If you want to master this word in your professional writing, keep these triggers in mind:

  • Check the Order: If there is no specific sequence (1, 2, 3 or A, B, C), don't use collate. Use "collect" or "gather" instead.
  • Physical vs. Digital: Identify if you are talking about paper, data strings, or abstract ideas. Adjust your surrounding vocabulary to match.
  • Audience Awareness: Use the technical definition for IT crowds and the organizational definition for general business settings.
  • Avoid Over-sophistication: Don't use the word just because it sounds fancy. If "sort" works better, use "sort."
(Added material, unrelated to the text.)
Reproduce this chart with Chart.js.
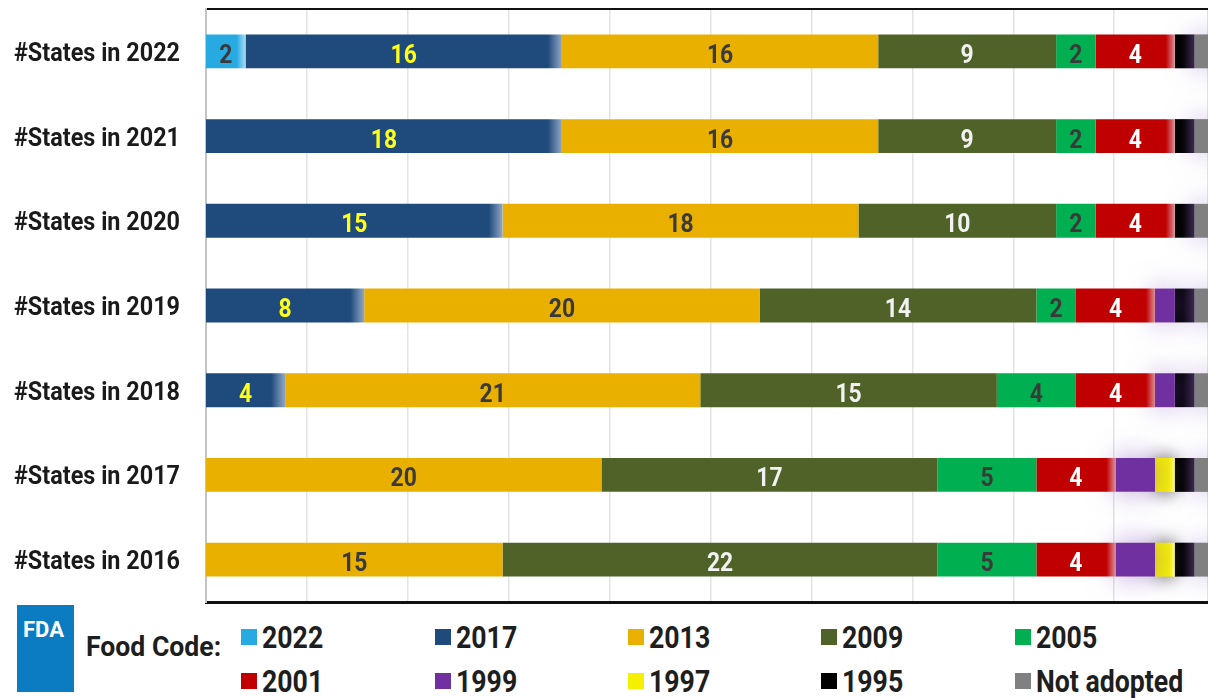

Next Steps for Better Writing

Go through your most recent report or email draft. Look for any instance where you've described "bringing things together." If the order of those things matters to the final outcome, swap your generic verb for "collate." However, if you're just talking about a pile of ideas, stick to simpler language. Precision is the hallmark of an expert writer.

Verify your printer settings next time you have a big job. Actually look at the "Collate" button. Seeing it in action—watching the machine sort page 1, 2, and 3 in sequence—is the best way to burn the definition into your brain. Once you see the physical process, you’ll never misuse it in a sentence again.

Consistency in these small linguistic choices builds your reputation as a clear communicator. People notice when you use the right tool for the job. A word is just a tool. Use it correctly.